(WRITTEN PROBLEM)
Write out the listing below without alteration, omitting its pictures.

(Records with drawing code)
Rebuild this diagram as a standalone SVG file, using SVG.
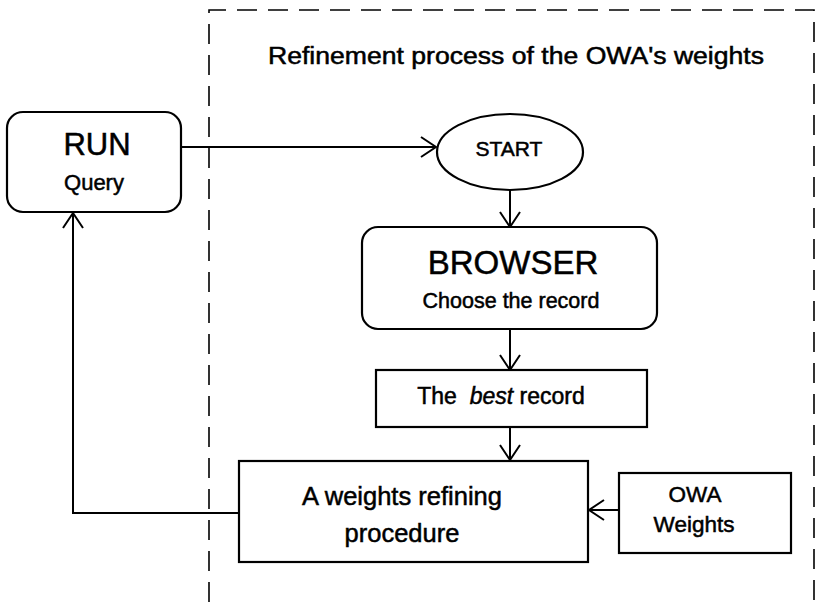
<svg xmlns="http://www.w3.org/2000/svg" width="817" height="602" viewBox="0 0 817 602">
<style>
.box{fill:#fff;stroke:#000;stroke-width:2.2}
.t{font-family:"Liberation Sans",Arial,sans-serif;fill:#000;text-anchor:middle;stroke:#000;stroke-width:0.5}
.c{fill:none;stroke:#000;stroke-width:2}
.dash{fill:none;stroke:#000;stroke-width:1.6;stroke-dasharray:20 11}
</style>
<defs>
<marker id="ah" markerWidth="20" markerHeight="22" refX="16" refY="11" orient="auto" markerUnits="userSpaceOnUse">
<polyline points="1,1 16,11 1,21" fill="none" stroke="#000" stroke-width="2"/>
</marker>
</defs>
<path class="dash" d="M209,602 V10 H814 V602"/>
<text class="t" x="516" y="64" font-size="23" textLength="496" lengthAdjust="spacingAndGlyphs">Refinement process of the OWA's weights</text>
<g id="connectors">
<line class="c" x1="181" y1="147" x2="436" y2="147" marker-end="url(#ah)"/>
<line class="c" x1="510" y1="190" x2="510" y2="227" marker-end="url(#ah)"/>
<line class="c" x1="510" y1="329" x2="510" y2="370" marker-end="url(#ah)"/>
<line class="c" x1="510" y1="427" x2="510" y2="460" marker-end="url(#ah)"/>
<line class="c" x1="619" y1="510" x2="589" y2="510" marker-end="url(#ah)"/>
<polyline class="c" points="239,513 73,513 73,213" marker-end="url(#ah)"/>
</g>
<g id="run">
<rect class="box" x="7" y="112" width="174" height="100" rx="16"/>
<text class="t" x="97" y="155" font-size="31">RUN</text>
<text class="t" x="94" y="190" font-size="22">Query</text>
</g>
<g id="start">
<ellipse class="box" cx="510" cy="152" rx="73" ry="38"/>
<text class="t" x="509" y="156" font-size="21">START</text>
</g>
<g id="browser">
<rect class="box" x="362" y="227" width="295" height="102" rx="16"/>
<text class="t" x="513" y="274" font-size="33">BROWSER</text>
<text class="t" x="511" y="308" font-size="21.5">Choose the record</text>
</g>
<g id="best">
<rect class="box" x="376" y="370" width="271" height="57"/>
<text class="t" x="501" y="404" font-size="23" xml:space="preserve">The  <tspan font-style="italic">best</tspan> record</text>
</g>
<g id="refine">
<rect class="box" x="239" y="461" width="349" height="101"/>
<text class="t" x="402" y="505" font-size="25.5">A weights refining</text>
<text class="t" x="402" y="542" font-size="25.5">procedure</text>
</g>
<g id="owa">
<rect class="box" x="619" y="473" width="172" height="80"/>
<text class="t" x="695" y="502" font-size="22.5">OWA</text>
<text class="t" x="694" y="532" font-size="22.5">Weights</text>
</g>
</svg>
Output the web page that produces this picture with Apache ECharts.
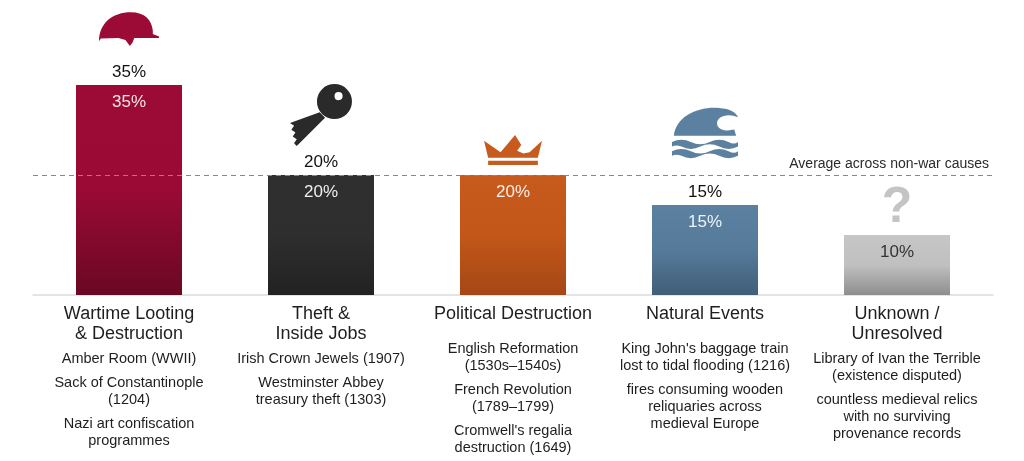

(TASK ANSWER)
Rebuild this diagram as a standalone SVG file, using SVG.
<svg xmlns="http://www.w3.org/2000/svg" width="817" height="602" viewBox="0 0 817 602">
<style>
.box{fill:#fff;stroke:#000;stroke-width:2.2}
.t{font-family:"Liberation Sans",Arial,sans-serif;fill:#000;text-anchor:middle;stroke:#000;stroke-width:0.5}
.c{fill:none;stroke:#000;stroke-width:2}
.dash{fill:none;stroke:#000;stroke-width:1.6;stroke-dasharray:20 11}
</style>
<defs>
<marker id="ah" markerWidth="20" markerHeight="22" refX="16" refY="11" orient="auto" markerUnits="userSpaceOnUse">
<polyline points="1,1 16,11 1,21" fill="none" stroke="#000" stroke-width="2"/>
</marker>
</defs>
<path class="dash" d="M209,602 V10 H814 V602"/>
<text class="t" x="516" y="64" font-size="23" textLength="496" lengthAdjust="spacingAndGlyphs">Refinement process of the OWA's weights</text>
<g id="connectors">
<line class="c" x1="181" y1="147" x2="436" y2="147" marker-end="url(#ah)"/>
<line class="c" x1="510" y1="190" x2="510" y2="227" marker-end="url(#ah)"/>
<line class="c" x1="510" y1="329" x2="510" y2="370" marker-end="url(#ah)"/>
<line class="c" x1="510" y1="427" x2="510" y2="460" marker-end="url(#ah)"/>
<line class="c" x1="619" y1="510" x2="589" y2="510" marker-end="url(#ah)"/>
<polyline class="c" points="239,513 73,513 73,213" marker-end="url(#ah)"/>
</g>
<g id="run">
<rect class="box" x="7" y="112" width="174" height="100" rx="16"/>
<text class="t" x="97" y="155" font-size="31">RUN</text>
<text class="t" x="94" y="190" font-size="22">Query</text>
</g>
<g id="start">
<ellipse class="box" cx="510" cy="152" rx="73" ry="38"/>
<text class="t" x="509" y="156" font-size="21">START</text>
</g>
<g id="browser">
<rect class="box" x="362" y="227" width="295" height="102" rx="16"/>
<text class="t" x="513" y="274" font-size="33">BROWSER</text>
<text class="t" x="511" y="308" font-size="21.5">Choose the record</text>
</g>
<g id="best">
<rect class="box" x="376" y="370" width="271" height="57"/>
<text class="t" x="501" y="404" font-size="23" xml:space="preserve">The  <tspan font-style="italic">best</tspan> record</text>
</g>
<g id="refine">
<rect class="box" x="239" y="461" width="349" height="101"/>
<text class="t" x="402" y="505" font-size="25.5">A weights refining</text>
<text class="t" x="402" y="542" font-size="25.5">procedure</text>
</g>
<g id="owa">
<rect class="box" x="619" y="473" width="172" height="80"/>
<text class="t" x="695" y="502" font-size="22.5">OWA</text>
<text class="t" x="694" y="532" font-size="22.5">Weights</text>
</g>
</svg>
Output the web page that produces this picture with Apache ECharts.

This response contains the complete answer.